L’Ordre Fontevriste connut une période de décadence au XIVe siècle, au cours duquel il eut à souffrir des guerres et des épidémies qui ravagèrent la France. Pour mettre fin à ce déclin, Marie de Bretagne lance une grande réforme de l’Ordre en 1458. C’est toutefois à l’impulsion de Renée de Bourbon qu’il doit son complet redressement. L’Ordre sera dirigé par des abbesses issues de la famille royale ou princière de Bourbon pendant près de trois siècles. Sous les abbatiats de Renée, Louise et Éléonore, en particulier, l’abbaye connut une nouvelle période de prospérité. Parallèlement au rétablissement des règles de vie monastique, une nouvelle clôture est ainsi érigée autour du complexe, tandis que les édifices sont reconstruits et réaménagés, et que de nouvelles religieuses issues de la noblesse adoptent l’habit monastique.
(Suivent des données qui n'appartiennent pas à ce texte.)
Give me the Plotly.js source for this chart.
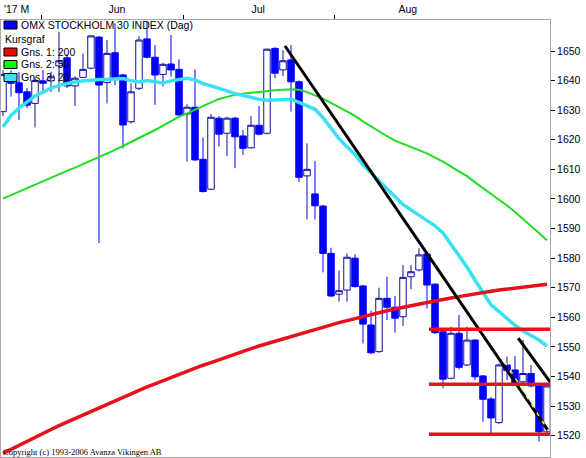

Placée sous la protection du pouvoir royal, la prestigieuse abbaye de Fontevraud s’ouvre à l’esprit du temps sous l’abbatiat de Gabrielle de Rochechouart. Connue comme « la perle des abbesses », elle sait l’italien et l’espagnol aussi bien que le latin et n’hésite pas à faire jouer Esther de Racine au sein même de l’abbaye. Cette ouverture sur l’extérieur n’empêche toutefois pas le maintien d’une discipline stricte. L’abbaye est encore loin d’être une cour de noblesse lorsque Louis XV choisit d'y faire éduquer ses quatre filles, dans la première moitié du XVIIIe siècle.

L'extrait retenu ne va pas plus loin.